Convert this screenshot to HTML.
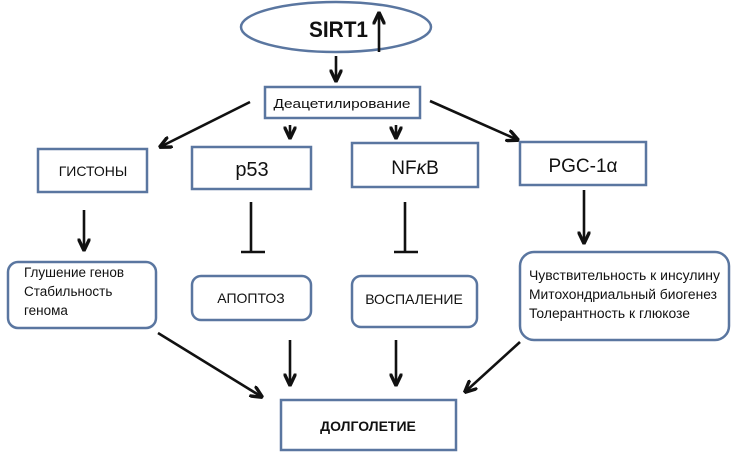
<!DOCTYPE html>
<html><head><meta charset="utf-8"><style>
html,body{margin:0;padding:0;background:#fff;}
svg{display:block;}
text{font-family:"Liberation Sans","DejaVu Sans",sans-serif;fill:#111;}
</style></head><body>
<svg width="735" height="457" viewBox="0 0 735 457" xmlns="http://www.w3.org/2000/svg">
<defs>
<marker id="a" viewBox="0 0 10 10" refX="9" refY="5" markerWidth="5" markerHeight="5" orient="auto-start-reverse">
<path d="M0,0.5 L9.5,5 L0,9.5" fill="none" stroke="#111" stroke-width="2.6"/>
</marker>
</defs>
<g fill="#fff" stroke="#5a76a0" stroke-width="2.5">
<ellipse cx="336" cy="27" rx="95" ry="25"/>
<rect x="265" y="87" width="155" height="31"/>
<rect x="38" y="149" width="109" height="43"/>
<rect x="192" y="147" width="119" height="42"/>
<rect x="352" y="143" width="126" height="44"/>
<rect x="520" y="142" width="126" height="43"/>
<rect x="8" y="262" width="148" height="66" rx="10"/>
<rect x="192" y="276" width="119" height="44" rx="9"/>
<rect x="352" y="276" width="125" height="51" rx="9"/>
<rect x="520" y="252" width="209" height="88" rx="14"/>
<rect x="281" y="400" width="175" height="50"/>
</g>
<g stroke="#111" stroke-width="2.6" fill="none" marker-end="url(#a)">
<line x1="379" y1="52" x2="379" y2="13"/>
<line x1="336" y1="56" x2="336" y2="81"/>
<line x1="250" y1="102" x2="160" y2="147"/>
<line x1="290" y1="125" x2="290" y2="138"/>
<line x1="396" y1="125" x2="396" y2="138"/>
<line x1="430" y1="101" x2="518" y2="140"/>
<line x1="84" y1="210" x2="84" y2="250"/>
<line x1="584" y1="190" x2="584" y2="243"/>
<line x1="158" y1="333" x2="262" y2="397"/>
<line x1="290" y1="340" x2="290" y2="385"/>
<line x1="396" y1="340" x2="396" y2="385"/>
<line x1="520" y1="342" x2="465" y2="392"/>
</g>
<g stroke="#111" stroke-width="2.6">
<line x1="251" y1="202" x2="251" y2="252"/><line x1="241" y1="252" x2="265" y2="252"/>
<line x1="405" y1="202" x2="405" y2="252"/><line x1="394" y1="252" x2="418" y2="252"/>
</g>
<text x="309" y="37" font-size="22" font-weight="bold" textLength="59" lengthAdjust="spacingAndGlyphs">SIRT1</text>
<text x="342" y="108" font-size="13" text-anchor="middle" textLength="137" lengthAdjust="spacingAndGlyphs">Деацетилирование</text>
<text x="93" y="176" font-size="14" text-anchor="middle">ГИСТОНЫ</text>
<text x="252" y="176" font-size="20" text-anchor="middle">p53</text>
<text x="415" y="174" font-size="19" text-anchor="middle">NF<tspan font-style="italic">κ</tspan>B</text>
<text x="583" y="172" font-size="19" text-anchor="middle">PGC-1α</text>
<text x="24" y="277" font-size="13.5">Глушение генов</text>
<text x="24" y="296" font-size="13.5">Стабильность</text>
<text x="24" y="315" font-size="13.5">генома</text>
<text x="251" y="303" font-size="14" text-anchor="middle">АПОПТОЗ</text>
<text x="414" y="304" font-size="14" text-anchor="middle">ВОСПАЛЕНИЕ</text>
<text x="529" y="280" font-size="13.5" textLength="191" lengthAdjust="spacingAndGlyphs">Чувствительность к инсулину</text>
<text x="529" y="299" font-size="13.5" textLength="188" lengthAdjust="spacingAndGlyphs">Митохондриальный биогенез</text>
<text x="529" y="318" font-size="13.5" textLength="161" lengthAdjust="spacingAndGlyphs">Толерантность к глюкозе</text>
<text x="368" y="431" font-size="14" font-weight="bold" text-anchor="middle">ДОЛГОЛЕТИЕ</text>
</svg>
</body></html>
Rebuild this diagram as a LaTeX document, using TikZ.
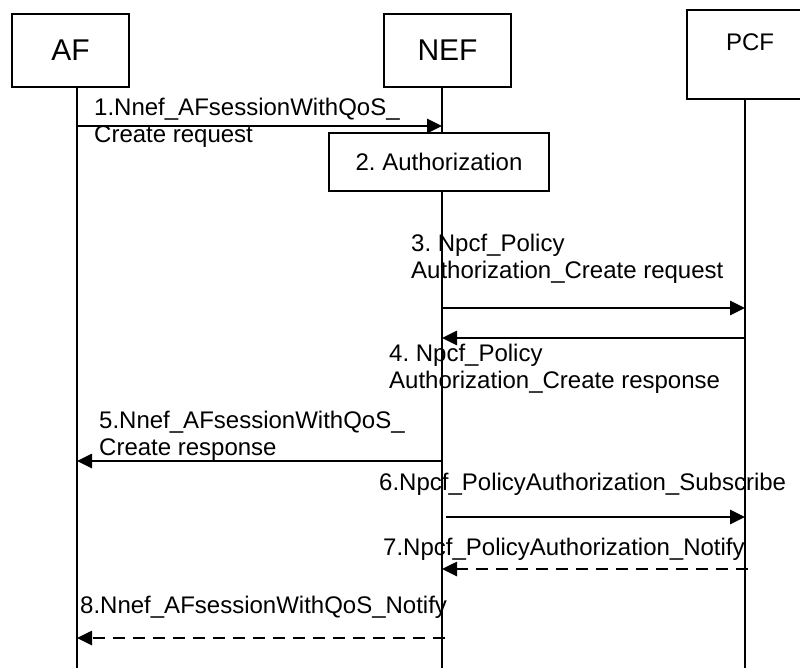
\documentclass[tikz,border=0pt]{standalone}
\usepackage{fontspec}
\setmainfont{Liberation Sans}
\usetikzlibrary{arrows.meta}
\frenchspacing

\tikzset{
  entity/.style={rectangle, draw, line width=1.6pt, fill=white, inner sep=0pt,
    font=\fontsize{30}{34}\selectfont},
  lifeline/.style={line width=1.8pt},
  msg/.style={line width=2.6pt, -{Triangle[length=15pt,width=14pt]}},
  notifymsg/.style={msg, dash pattern=on 12pt off 8pt},
  msglabel/.style={font=\fontsize{24}{27}\selectfont, align=left, inner sep=0pt,
    anchor=base west}
}

\begin{document}
\begin{tikzpicture}[x=1pt, y=-1pt]
\clip (0,0) rectangle (800,668);
% Lifelines
\coordinate (afTop) at (77,87);
\coordinate (afEnd) at (77,668);
\coordinate (nefTop) at (442,87);
\coordinate (nefEnd) at (442,668);
\coordinate (pcfTop) at (745,99);
\coordinate (pcfEnd) at (745,668);
\draw[lifeline] (afTop) -- (afEnd);
\draw[lifeline] (nefTop) -- (nefEnd);
\draw[lifeline] (pcfTop) -- (pcfEnd);

% Entities
\node[entity, minimum width=117pt, minimum height=73pt] (af) at (70.5,50.5) {AF};
\node[entity, minimum width=127pt, minimum height=73pt] (nef) at (447.5,50.5) {NEF};
\node[entity, minimum width=126pt, minimum height=89pt, font=\fontsize{24}{28}\selectfont,
  text height=17pt, text depth=25pt] (pcf) at (750,54.5) {PCF};
\node[entity, minimum width=220pt, minimum height=58pt, font=\fontsize{24}{28}\selectfont]
  (auth) at (439,162) {2. Authorization};

% Messages
\draw[msg] (afTop |- 0,126) -- (nefTop |- 0,126);
\draw[msg] (nefTop |- 0,308) -- (pcfTop |- 0,308);
\draw[msg] (pcfTop |- 0,338) -- (nefTop |- 0,338);
\draw[msg] (nefTop |- 0,461) -- (afTop |- 0,461);
\draw[msg, shorten <=4pt] (nefTop |- 0,517) -- (pcfTop |- 0,517);
\draw[notifymsg, shorten <=-3pt] (pcfTop |- 0,569) -- (nefTop |- 0,569);
\draw[notifymsg, shorten <=-3pt] (nefTop |- 0,638) -- (afTop |- 0,638);

% Message labels (base = last line)
\node[msglabel] (lbl1) at (94,143) {1.Nnef\_AFsessionWithQoS\_\\Create request};
\node[msglabel] (lbl3) at (411,278) {3. Npcf\_Policy\\Authorization\_Create request};
\node[msglabel] (lbl4) at (389,388) {4. Npcf\_Policy\\Authorization\_Create response};
\node[msglabel] (lbl5) at (99,455) {5.Nnef\_AFsessionWithQoS\_\\Create response};
\node[msglabel] (lbl6) at (379,490) {6.Npcf\_PolicyAuthorization\_Subscribe};
\node[msglabel] (lbl7) at (383,555) {7.Npcf\_PolicyAuthorization\_Notify};
\node[msglabel] (lbl8) at (80,613) {8.Nnef\_AFsessionWithQoS\_Notify};
\end{tikzpicture}
\end{document}
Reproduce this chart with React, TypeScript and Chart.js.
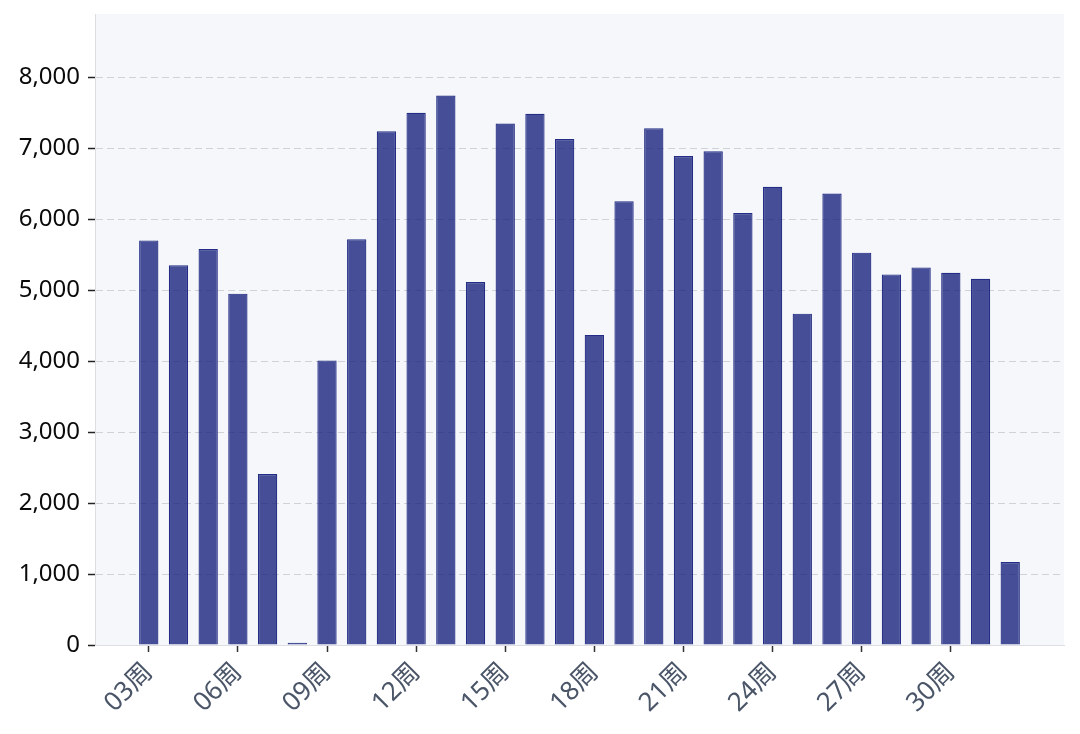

------------

> [Exercise description] Repeat, word for word, the lines of the material above from the one holding "Rebuild this diagram" through the one holding "(pcfTop) -- (pcfEnd);". Leave out pictures.

> [Response to the exercise]
Rebuild this diagram as a LaTeX document, using TikZ.
\documentclass[tikz,border=0pt]{standalone}
\usepackage{fontspec}
\setmainfont{Liberation Sans}
\usetikzlibrary{arrows.meta}
\frenchspacing

\tikzset{
  entity/.style={rectangle, draw, line width=1.6pt, fill=white, inner sep=0pt,
    font=\fontsize{30}{34}\selectfont},
  lifeline/.style={line width=1.8pt},
  msg/.style={line width=2.6pt, -{Triangle[length=15pt,width=14pt]}},
  notifymsg/.style={msg, dash pattern=on 12pt off 8pt},
  msglabel/.style={font=\fontsize{24}{27}\selectfont, align=left, inner sep=0pt,
    anchor=base west}
}

\begin{document}
\begin{tikzpicture}[x=1pt, y=-1pt]
\clip (0,0) rectangle (800,668);
% Lifelines
\coordinate (afTop) at (77,87);
\coordinate (afEnd) at (77,668);
\coordinate (nefTop) at (442,87);
\coordinate (nefEnd) at (442,668);
\coordinate (pcfTop) at (745,99);
\coordinate (pcfEnd) at (745,668);
\draw[lifeline] (afTop) -- (afEnd);
\draw[lifeline] (nefTop) -- (nefEnd);
\draw[lifeline] (pcfTop) -- (pcfEnd);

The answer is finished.